Imagine saying to your children, “It is obvious that none of you has the faintest notion of the bitter disappointment each of you has in your own way dished out to us.” We are all guilty of losing it – of blaming and criticizing our children, but this goes beyond the pale.
As Brooks says, “The way to get someone out of a negative cascade is not…to attack their bad behavior. It’s to go on offense and try to maximize some alternative good behavior. There’s a trove of research suggesting that it’s best to tackle negative behaviors obliquely, by redirecting attention toward different, positive ones.”
In my book Confident Parents Remarkable Kids: 8 Principles for Raising Kids You’ll Love to Live With, the 6th principle is, What I Focus on Grows. Whether the focus is positive or negative, a parent’s attention becomes a magnet for the child’s attention but not in the way parents assume. If a parent complains, “Why do you always have to hit your sister?” or “How many times do I have to remind you before you do anything?” the child’s focus turns to being a hitter and incapable of following direction. The child learns: This is who I am.

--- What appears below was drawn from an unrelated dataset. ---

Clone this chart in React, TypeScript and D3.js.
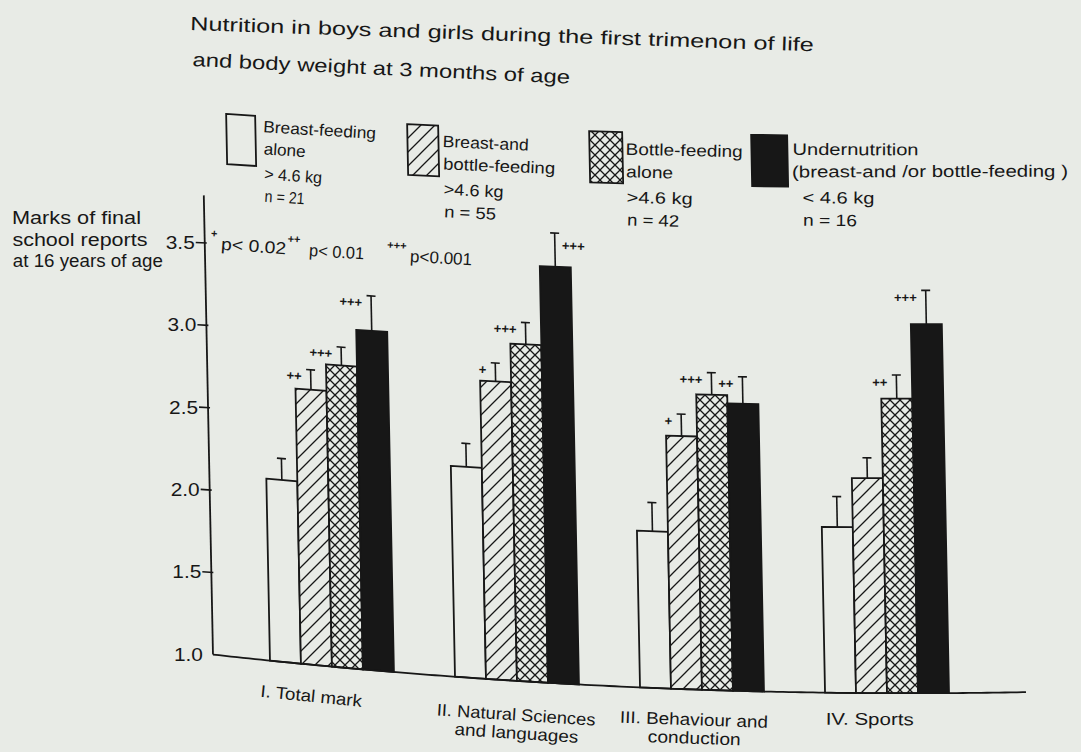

Why is it effortless to highlight what our children do wrong instead of what they do right?
We must focus on what we want to increase, not on what we don’t. With Christmas and Hanukah just behind us our children are likely to behave in ways we may find disappointing – demanding, begging, craving material “junk” when we hope for and expect signs of appreciation and thoughtfulness. How to grow appreciation may seem counterintuitive. We need to excavate the potential in the demanding behavior.
“I have to have that game. Everyone has it. You have to get it for me!” may sound rude and presumptuous. The temptation is to counter with, “I don’t have to get you anything, and I’m certainly not likely to if you keep this up.”
Instead try, “You know what I really admire about you? You set your mind on something and your determination doesn’t let up. That’s a good quality to have. It’s going to get you far one day.”
You’re not giving in to the demand; you’re highlighting a positive quality in your child – one you’ve even acknowledged will be great one day. It’s simply being expressed in an immature way, because he’s a child.
When unpleasant behavior starts to get under your skin, instead of criticizing it, uncover your children’s resolve, perseverance, spunk, and steadfastness. Find ways to admire their desires, hopes, and dreams, and soon your children will be following those dreams.
A parent’s disappointment may be the single most damaging effect on a child. It says to the child, you are not who I want you to be, which translates to you are not good enough; I can’t love you. You would never intentionally say that to your child, so take responsibility for the messages they receive.
You may be disappointed by certain behavior. But behavior does not define your child. A child’s job is to get what he wants when he wants it. That’s to be expected. A parent’s job is to support the desire under the behavior if not the object of desire.